▶ [INSTRUCTIONS FOR THE TASK]: Leaving out the pictures, retype all the material exactly.
─── GIVEN INFORMATION ───
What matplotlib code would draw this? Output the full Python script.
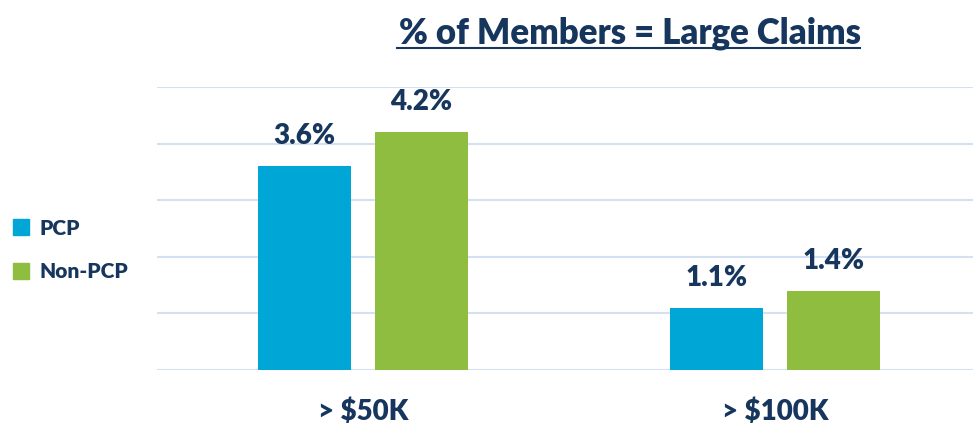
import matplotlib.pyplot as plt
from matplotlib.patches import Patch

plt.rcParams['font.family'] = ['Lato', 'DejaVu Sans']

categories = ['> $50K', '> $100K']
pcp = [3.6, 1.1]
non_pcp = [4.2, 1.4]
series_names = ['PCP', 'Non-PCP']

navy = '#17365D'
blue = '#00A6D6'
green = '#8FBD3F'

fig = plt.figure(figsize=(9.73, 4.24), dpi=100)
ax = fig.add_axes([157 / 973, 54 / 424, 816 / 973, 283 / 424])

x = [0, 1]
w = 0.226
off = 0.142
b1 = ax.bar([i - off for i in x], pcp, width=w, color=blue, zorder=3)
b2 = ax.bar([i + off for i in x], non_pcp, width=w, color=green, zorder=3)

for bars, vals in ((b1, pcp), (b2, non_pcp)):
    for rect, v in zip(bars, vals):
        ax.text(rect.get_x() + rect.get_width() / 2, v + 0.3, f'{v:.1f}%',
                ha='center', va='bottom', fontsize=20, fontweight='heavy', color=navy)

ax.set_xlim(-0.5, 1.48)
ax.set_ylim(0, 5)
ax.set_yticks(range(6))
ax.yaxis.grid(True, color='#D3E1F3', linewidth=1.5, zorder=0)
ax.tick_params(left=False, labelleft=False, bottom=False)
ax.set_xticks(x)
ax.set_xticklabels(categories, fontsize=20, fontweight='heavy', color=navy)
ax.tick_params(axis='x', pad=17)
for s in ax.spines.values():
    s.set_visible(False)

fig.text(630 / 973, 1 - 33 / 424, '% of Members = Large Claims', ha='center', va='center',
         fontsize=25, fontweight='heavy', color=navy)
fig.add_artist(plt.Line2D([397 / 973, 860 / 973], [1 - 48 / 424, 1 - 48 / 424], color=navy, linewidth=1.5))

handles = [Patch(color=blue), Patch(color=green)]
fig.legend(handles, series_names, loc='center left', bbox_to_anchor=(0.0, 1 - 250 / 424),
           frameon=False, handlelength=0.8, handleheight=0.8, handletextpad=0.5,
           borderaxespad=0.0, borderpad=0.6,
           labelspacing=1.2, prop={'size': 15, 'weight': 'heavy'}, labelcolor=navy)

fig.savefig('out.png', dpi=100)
───
▶ [COMPLETE OUTPUT]:
What matplotlib code would draw this? Output the full Python script.
import matplotlib.pyplot as plt
from matplotlib.patches import Patch

plt.rcParams['font.family'] = ['Lato', 'DejaVu Sans']

categories = ['> $50K', '> $100K']
pcp = [3.6, 1.1]
non_pcp = [4.2, 1.4]
series_names = ['PCP', 'Non-PCP']

navy = '#17365D'
blue = '#00A6D6'
green = '#8FBD3F'

fig = plt.figure(figsize=(9.73, 4.24), dpi=100)
ax = fig.add_axes([157 / 973, 54 / 424, 816 / 973, 283 / 424])

x = [0, 1]
w = 0.226
off = 0.142
b1 = ax.bar([i - off for i in x], pcp, width=w, color=blue, zorder=3)
b2 = ax.bar([i + off for i in x], non_pcp, width=w, color=green, zorder=3)

for bars, vals in ((b1, pcp), (b2, non_pcp)):
    for rect, v in zip(bars, vals):
        ax.text(rect.get_x() + rect.get_width() / 2, v + 0.3, f'{v:.1f}%',
                ha='center', va='bottom', fontsize=20, fontweight='heavy', color=navy)

ax.set_xlim(-0.5, 1.48)
ax.set_ylim(0, 5)
ax.set_yticks(range(6))
ax.yaxis.grid(True, color='#D3E1F3', linewidth=1.5, zorder=0)
ax.tick_params(left=False, labelleft=False, bottom=False)
ax.set_xticks(x)
ax.set_xticklabels(categories, fontsize=20, fontweight='heavy', color=navy)
ax.tick_params(axis='x', pad=17)
for s in ax.spines.values():
    s.set_visible(False)

fig.text(630 / 973, 1 - 33 / 424, '% of Members = Large Claims', ha='center', va='center',
         fontsize=25, fontweight='heavy', color=navy)
fig.add_artist(plt.Line2D([397 / 973, 860 / 973], [1 - 48 / 424, 1 - 48 / 424], color=navy, linewidth=1.5))

handles = [Patch(color=blue), Patch(color=green)]
fig.legend(handles, series_names, loc='center left', bbox_to_anchor=(0.0, 1 - 250 / 424),
           frameon=False, handlelength=0.8, handleheight=0.8, handletextpad=0.5,
           borderaxespad=0.0, borderpad=0.6,
           labelspacing=1.2, prop={'size': 15, 'weight': 'heavy'}, labelcolor=navy)

fig.savefig('out.png', dpi=100)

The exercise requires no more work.